Sunday, October 09, 2011

Rabbit's hole of procrastination

I'm not sure what most of you use to surf the internets, but I prefer Firefox.* In the latest three (or so) versions of Firefox, there's a new "Group your Tabs" option which is both the best thing ever (!1!11!) and possibly the key to my downfall. Here is what it (basically, only larger and with less concealed) looks like:



All of those little white squares, within the larger light blue squares, are websites that I am in the process of reading, or writing a comment on, or playing a game with, or having a discussion on: They are basically some of the little pieces of my brain that are floating around the internet in some capacity. The light blue squares and rectangles are the groups - I've got a crockpot recipe one going, all the crap I've got to pin (If you're not using Pinterest, you are missing out on one of the greatest procrastinatory tools of our times - sorry I can't share my link: I had to sign up with Facebook, which is obviously not anonymous), videos to watch when I don't also have the TV running, book reviews to read and books to add to my TBR pile, and various other things, including a large group of "read these more carefully" which includes about 2 months worth of Dear Sugar posts, and lord only knows what else (Quite possibly your posts, if we're being honest, since I have run out of space in my Google Reader). When the large squares get so full of little squares they don't fit anymore, you get that layers of paper look that's in that rectangle to the left of center there: that just means there are so many pages to read that I have filled up the group size. (Then I usually shrink it down so it doesn't look like so many, hence the "Books" group being so tiny.) So given that I have all these new ways to organize the things I'm reading/pinning/watching/playing, would you like to take a guess as to how much of the time I spend organizing rather than reading???

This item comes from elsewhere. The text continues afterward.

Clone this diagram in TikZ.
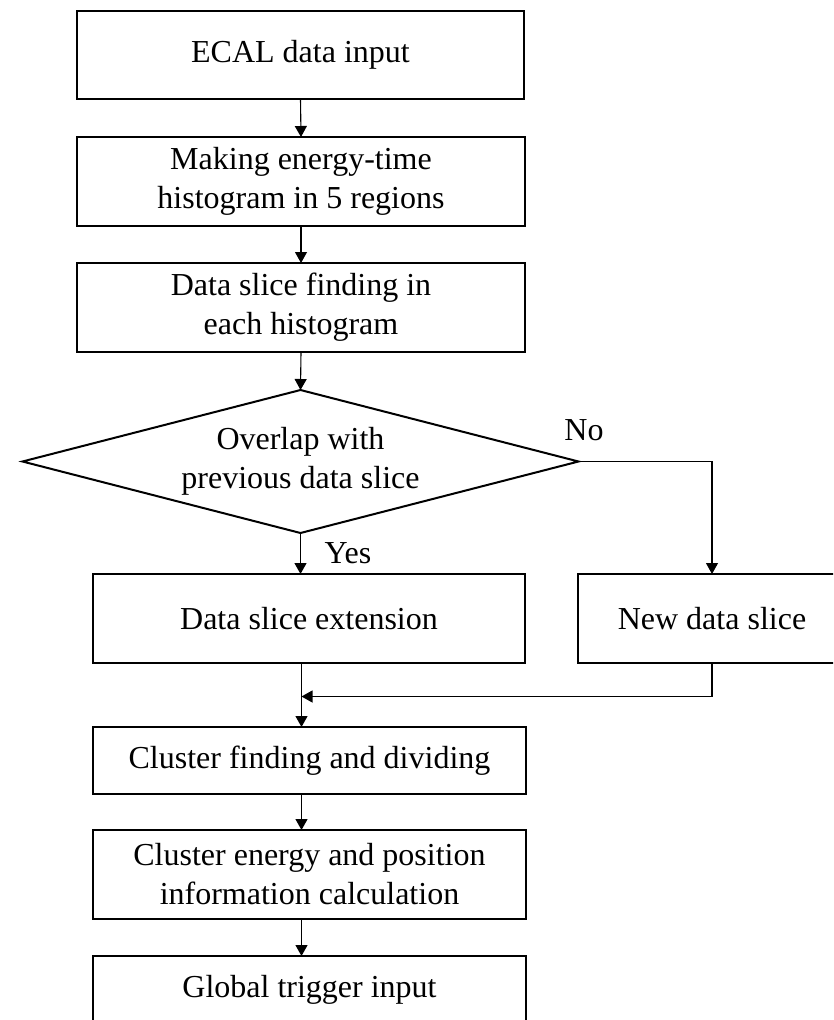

Ah, procrastinating my main way of procrastination: it's like Inception for procrastinators! And it's just asking for trouble, I tell you.

Anyways, that's what's new in my world ~ a way to spend more time on the computer and actually get less accomplished, a goal I would have said was near to impossible just a few short months ago! What's news with all of you? You may have said something about that in your latest blog posts, but since I'm still more than a thousand posts behind in my Google Reader, and Firefox has made it so nifty for me to move your post directly to the "Read this more carefully" portion of both my screen and my brain, I can't promise you that I've read it yet. I will get there though!

In the meantime, nice to see you, and I'm sorry if you still use IE: there's really no reason for that. (I may hold a grudge against certain IE related fails from way back when, including the time the program itself seemed to "melt" - actual computer person's terminology that I still have no idea what it means - and took a good three hours worth of schoolwork with it, but that's just my own prejudice.)



---------------------------------------------
*If I were to put this in SAT terms, it would read My preference for Firefox is to my hatred of Internet Explorer as Eating Cookies:Eating Rotten, Raw Eggs. I have dabbled in Chrome a bit, but Firefox is my platform of choice (if only for awesome plug-in capabilities).